La tartaruga e lo Scimmione
E arriva la sera. La aspetti da un paio d’anni. Sei nella lista. Documento in mano. Niente cellulare, niente macchina foto. E ricordati di lasciare a casa il serramanico.
Ti presenti in orario. Con te un altro centinaio di persone. Aspettate per oltre un’ora davanti ai cancelli chiusi. Ognuno con i propri problemi, con i propri pensieri. Consegni il documento, ti danno un numero, varchi un piccolo passaggio aperto. I cancelli, quelli veri, sono ancora chiusi.
A piccoli gruppi potete entrare. Clack. Si apre un cancello. Prima nel cortile. Solo asfalto e palazzoni tristi. Case popolari, ma senza il colore dei panni stesi. Cammini in silenzio, guardandoti attorno. Entrate in una stanza. Un corridoio, ampio come le corsie di un ospedale, ti aspetta dopo l’ennesimo cancello chiuso. Clack. Il corridoio è di un verde accesso che ti ricorda un po’ l’asilo. Le finestre spalancate lasciano vedere un altro cortile di asfalto e cemento. Hanno le inferriate, quelle tipiche dei piani rialzati, ma qui sembrano al contrario. Sembra pulito, nuovo. Sta a vedere che non è poi così male sto posto. Clack. Il verde acceso lascia posto all’azzurro sporco. Le porte metalliche di quell’azzurro arruginito, tutte uguali, tutte alla stessa distanza. Un groppo sale in gola. Sta a vedere che è proprio così male questo posto. Forse il film l’han girato solo nel corridoio verde. Clack. Si prosegue con lo stesso panorama per una distanza che non sapresti quantificare. Né t’importa farlo. Clack. Una sala. Sedie di plastica, un centinaio. Un palco, che ricorda quello delle recite scolastiche. Un profumo di caffè inebriante. Te lo offrono con il sorriso. Prendi il tuo, e quello dell’amica che “Dopo le venti, solo dec”. Qui il dec non c’è, ma la torrefazione è di casa. Se di casa possiamo parlare.
Una simpatica presentazione precede lo spettacolo. Ti spiegano che gli attori non sono professionisti, alcuni di loro hanno partecipato dall’inizio a questa impresa, altri sono nel gruppo da poco, altri, le ragazze, sono arrivate da fuori. Si scusano che alcune parti “maschili” verranno recitate da donne, ma proprio nessuno degli attori ha accettato la parte del carabiniere. Una risata nasce spontanea. Questo è uno spettacolo in cui lo spettatore non si può alzare: vi chiedono di stare seduti, da adesso fino a dopo lo spettacolo, quando gli attori avranno lasciato la sala. Due ragazzi dalla faccia poco raccomandabile percorrono il passaggio centrale tra le sedie, puntati dagli occhi di tutti. Eccoli gli attori, chissà che crimine avranno commesso. Si siedono in prima fila e parlano del più e del meno. Beh, forse sono di quelli che non hanno ancora beccato. Solo dopo arrivano loro, i protagonisti della serata. Dal fondo della sala, entrano in fila, con lo sguardo di un bambino che cerca i genitori nel pubblico prima della recita scolastica. Ma bambini non sono.

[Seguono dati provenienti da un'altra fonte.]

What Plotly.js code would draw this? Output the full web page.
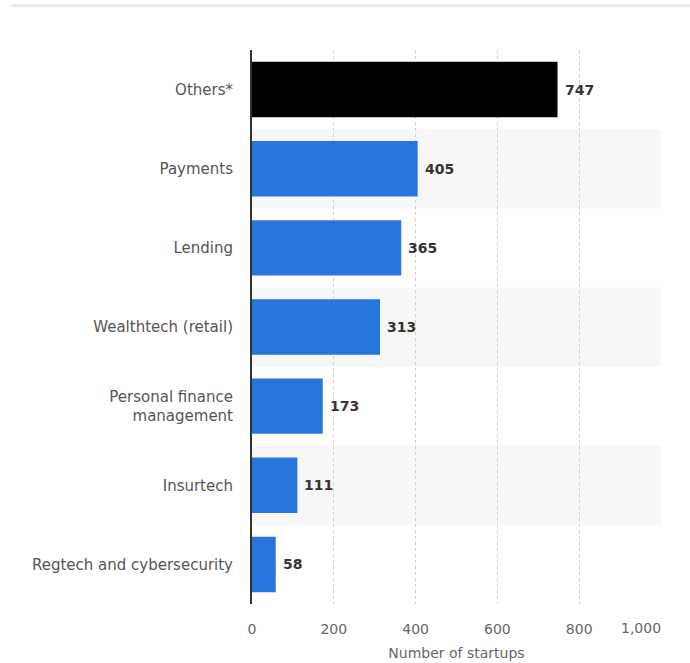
<!DOCTYPE html>
<html>
<head>
<meta charset="utf-8">
<script src="https://cdn.plot.ly/plotly-3.0.1.min.js"></script>
<style>html,body{margin:0;padding:0;background:#fff;}#chart{width:690px;height:663px;}</style>
</head>
<body>
<div id="chart"></div>
<script>
const categories = ["Others*", "Payments", "Lending", "Wealthtech (retail)", "Personal finance<br>management", "Insurtech", "Regtech and cybersecurity"];
const startups = [747, 405, 365, 313, 173, 111, 58];
const barColors = ["#000000", "#2876dd", "#2876dd", "#2876dd", "#2876dd", "#2876dd", "#2876dd"];
const xTickVals = [0, 200, 400, 600, 800, 1000];
const xTickText = ["0", "200", "400", "600", "800", "1,000"];

const font = "Verdana, 'DejaVu Sans', sans-serif";

const shapes = [];
categories.forEach((c, i) => {
  if (i % 2 === 1) {
    shapes.push({type: "rect", xref: "paper", yref: "y", x0: 0, x1: 1, y0: i - 0.5, y1: i + 0.5,
      fillcolor: "#f7f7f7", line: {width: 0}, layer: "below"});
  }
});
shapes.push({type: "line", xref: "paper", yref: "paper", x0: -0.59, x1: 1.08, y0: 1.08, y1: 1.08,
  line: {color: "#ececec", width: 3}});

const annotations = startups.map((v, i) => ({
  x: v, y: categories[i], xref: "x", yref: "y",
  text: String(v), showarrow: false, xanchor: "left", xshift: 5,
  font: {family: font, size: 14, color: "#333333", weight: "bold"}
}));
// last x tick label is right-aligned at the plot edge
annotations.push({
  x: xTickVals[xTickVals.length - 1], xref: "x", y: 0, yref: "paper",
  yanchor: "top", xanchor: "right", yshift: -14, xshift: 2,
  text: xTickText[xTickText.length - 1], showarrow: false,
  font: {family: font, size: 14, color: "#666666"}
});

const trace = {
  type: "bar",
  orientation: "h",
  y: categories,
  x: startups,
  marker: {color: barColors, line: {width: 0}},
  width: 0.7,
  cliponaxis: false,
  hoverinfo: "x+y"
};

const layout = {
  width: 690, height: 663,
  margin: {l: 252, r: 29, t: 50, b: 59},
  paper_bgcolor: "#ffffff",
  plot_bgcolor: "rgba(0,0,0,0)",
  showlegend: false,
  bargap: 0.3,
  font: {family: font, color: "#666666"},
  xaxis: {
    range: [0, 1000],
    tickvals: xTickVals, ticktext: xTickText.map((t, i) => i === xTickText.length - 1 ? " " : t),
    showgrid: true, gridcolor: "#cfcfcf", griddash: "dot", gridwidth: 1,
    zeroline: false, showline: false, ticks: "",
    tickfont: {family: font, size: 14, color: "#666666"},
    ticklabelstandoff: 15,
    title: {text: "Number of startups", font: {family: font, size: 14, color: "#666666"}, standoff: 12},
    fixedrange: true
  },
  yaxis: {
    autorange: "reversed",
    showgrid: false, zeroline: false,
    showline: true, linecolor: "#333333", linewidth: 2,
    ticks: "",
    ticklabelstandoff: 14,
    tickfont: {family: font, size: 15, color: "#555555"},
    fixedrange: true
  },
  annotations: annotations,
  shapes: shapes
};

Plotly.newPlot("chart", [trace], layout, {displayModeBar: false, staticPlot: true});
</script>
</body>
</html>
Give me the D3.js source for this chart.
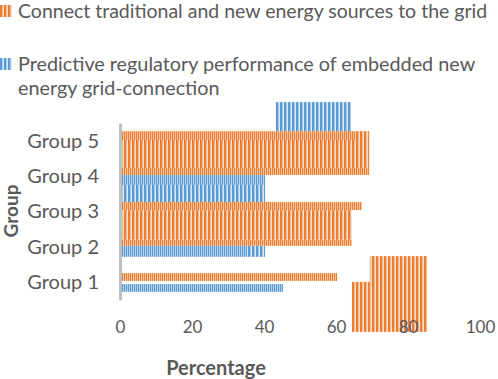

Scenografia simpatica, personaggi particolari. Ad ogni battuta ti chiedi “Chissà cosa avrà fatto quello per essere qui. Chissà se ha ucciso qualcuno. No, con quella faccia avrà solo rubato le caramelle al supermercato”. E lo spettacolo continua, la musica, i tuoi pensieri, le loro battute.
Ah le tapas, Michele, ma non eri tu che volevi andare in Spagna?
Eh sì, ma mi hanno trattenuto qui a Torino…
Applausi, sorrisi. Qualche occhio lucido, di là e di qua del palco.
Poi tutto finisce, e sul palco salgono gli attori per i meritati applausi, gli organizzatori e i registi, che con poche parole ti ringraziano di esserci. Poi sale lui, l’uomo in divisa. Il Catarella delle Vallette, che ringrazia tutto lo “staffe”. Applaudi più forte, sperando che smetta di parlare.
Quando gli attori scendono dal palco e, in fila, escono dalla sala, sai che stanno tornando nelle loro celle, e li accompagni con il più caloroso dei tuoi applausi.
Ripercorri tutti quei corridoi, l’ansia ancora nello stomaco. Poi il cortile, i cancelli. Riprendi il tuo documento, e sei fuori, tu.